MARBLEHEAD — Both local and state officials are declining to take responsibility for an apparent lapse that left the driver in the death of Allie Castner on the road for a month following the Aug. 24 accident.

The Registry of Motor Vehicles customarily suspends the license of any driver involved in a road fatality. Yet, the license of Thomas Larivee was not pulled until Friday. There has been no charge of wrongdoing leveled at Larivee, but his license has been suspended as a precaution against the possibility that he will be found liable.

According to Registry spokeswoman Ann Dufresne, under Chapter 90, Section 29, of the General Laws, the Marblehead police were responsible for notifying the registrar within 15 days of the accident. She said this must be done "in a form prescribed" by the registrar.

Here is where the police were in error, Dufresne suggested, by not using the prescribed method of contacting the Registry — a standard accident form. Consequently, she said, the Registry did not even know the accident had taken place until it was approached by reporters for a comment last week.

Even the report police sent Friday was incomplete, she said.

Yet, police Chief Robert Picariello said his department did indeed notify the Registry of the accident via the computerized Criminal Justice Information System on Aug. 25 at 10 a.m., the morning following the death.

"We sent them a 'fatal accident notification,'" he said. "They received it." It was sent "on a screen" specifically geared toward fatal accidents. "The very fact that a fatal accident report is not acceptable ...? This is absurd."

He said the additional police report sent last week — at the request of the Registry — was given a verbal OK. "(They) knew exactly what I was sending because I told (them)." Details were absent, he added, because the investigation into the accident is ongoing.

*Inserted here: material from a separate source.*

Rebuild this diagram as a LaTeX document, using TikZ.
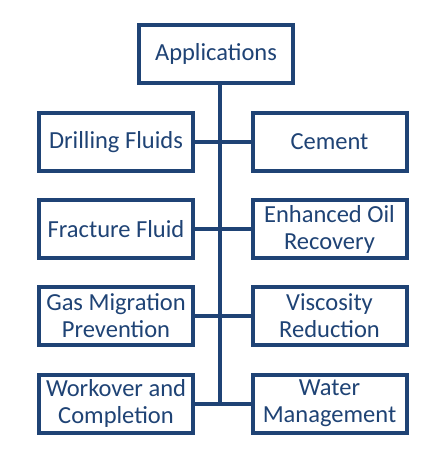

On Friday, Picariello accepted the Registry complaint that no notification had been given, explaining that by his reading the law seemed to require that a violation be determined before a license can be suspended. Subsequently, he said, he checked and discovered that his department had indeed sent a report. "We believe we've done our job."

For her part, Dufresne explained that up to 77 accident reports a week — not all of them fatalities — are sent each week to the agency. "Typically, they're faxed in." She conceded it was possible that no one even read the report sent by the police via computer in the hours following the accident.

The Castner death has been the subject of growing controversy. Last week, the victim's family raised questions about the status of Larivee's license. Charges that District Attorney Jonathan Blodgett was giving favorable treatment to the driver grew so intense that the entire matter was turned over to the district attorney of Worcester County, Joseph Early Jr., on Friday.

The move was made, according to Blodgett's office, to avoid even the perception that the investigation is biased. His decision followed a meeting with the Castner family.